A new Spectre-like attack dubbed VMScape allows a malicious virtual machine (VM) to leak cryptographic keys from an unmodified QEMU hypervisor process running on modern AMD or Intel CPUs.
The attack breaks the isolation between VMs and the cloud hypervisor, bypassing existing Spectre mitigations and threatening to leak sensitive data by leveraging speculative execution.
The researchers highlight that VMScape does not require compromising the host and works on unmodified virtualization software with default mitigations enabled on the hardware.
They note that a threat actor could deploy such an attack against a cloud provider by simply renting a virtual machine to leak secrets from the hypervisor or other VMs.

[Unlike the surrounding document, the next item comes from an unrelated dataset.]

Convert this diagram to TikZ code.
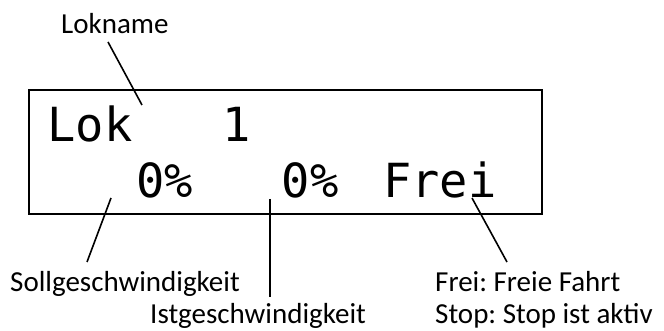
\documentclass[tikz,border=0pt]{standalone}
\usepackage{fontspec}
\setmainfont{Carlito}
\newfontfamily\lcdfont{DejaVu Sans Mono}
\frenchspacing
\begin{document}
\begin{tikzpicture}[x=1pt,y=-1pt,
  lbl/.style={inner sep=0pt, anchor=base west, font=\frenchspacing\fontsize{29}{35}\selectfont},
  lcd/.style={inner sep=0pt, anchor=base, font=\lcdfont\fontsize{47}{50}\selectfont},
  conn/.style={line width=1.6pt},
  frame/.style={draw, line width=2.5pt, inner sep=0pt, minimum width=513pt, minimum height=124pt}]
\useasboundingbox (0,0) rectangle (664,331);
\fill[white] (0,0) rectangle (664,331);
% display
\node[frame] (display) at (285.5,152) {};
\node[lcd] (lok) at (90,142) {Lok};
\node[lcd] (num) at (237,142) {1};
\node[lcd] (soll) at (165,198) {0\%};
\node[lcd] (ist) at (310,198) {0\%};
\node[lcd] (frei) at (440,198) {Frei};
% labels
\node[lbl] (lokname) at (61,34) {Lokname};
\node[lbl] (solllbl) at (10,291) {Sollgeschwindigkeit};
\node[lbl] (istlbl) at (150,323) {Istgeschwindigkeit};
\node[lbl] (freilbl) at (435,291) {Frei: Freie Fahrt};
\node[lbl] (stoplbl) at (435,323) {Stop: Stop ist aktiv};
% connector end points
\coordinate (a1) at (108,42);
\coordinate (a2) at (142,105);
\coordinate (b1) at (111,198);
\coordinate (b2) at (87,262);
\coordinate (c1) at (270,199);
\coordinate (c2) at (270,297);
\coordinate (d1) at (472,198);
\coordinate (d2) at (507,262);
\draw[conn] (a1) -- (a2);
\draw[conn] (b1) -- (b2);
\draw[conn] (c1) -- (c2);
\draw[conn] (d1) -- (d2);
\end{tikzpicture}
\end{document}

VMScape was developed by a team of researchers at ETH Zurich public university in Switzerland, who discovered that it affects all AMD processors from Zen 1 to Zen 5, as well as Intel’s “Coffee Lake” CPUs. The newer, “Raptor Cove” and “Gracemont” are not impacted.
Leaking secrets from QEMU
Modern CPUs protect against speculative attacks by extending isolation to branch prediction units (BPU) between the guest and host, but the researchers discovered that this isolation is incomplete.
Host to guest separation
Source: ETH Zurich
A guest user can influence indirect branch prediction in a host user process due to shared BPU structures like the BTB (Branch Target Buffer), IBP/ITA, and BHB (Branch History Buffer).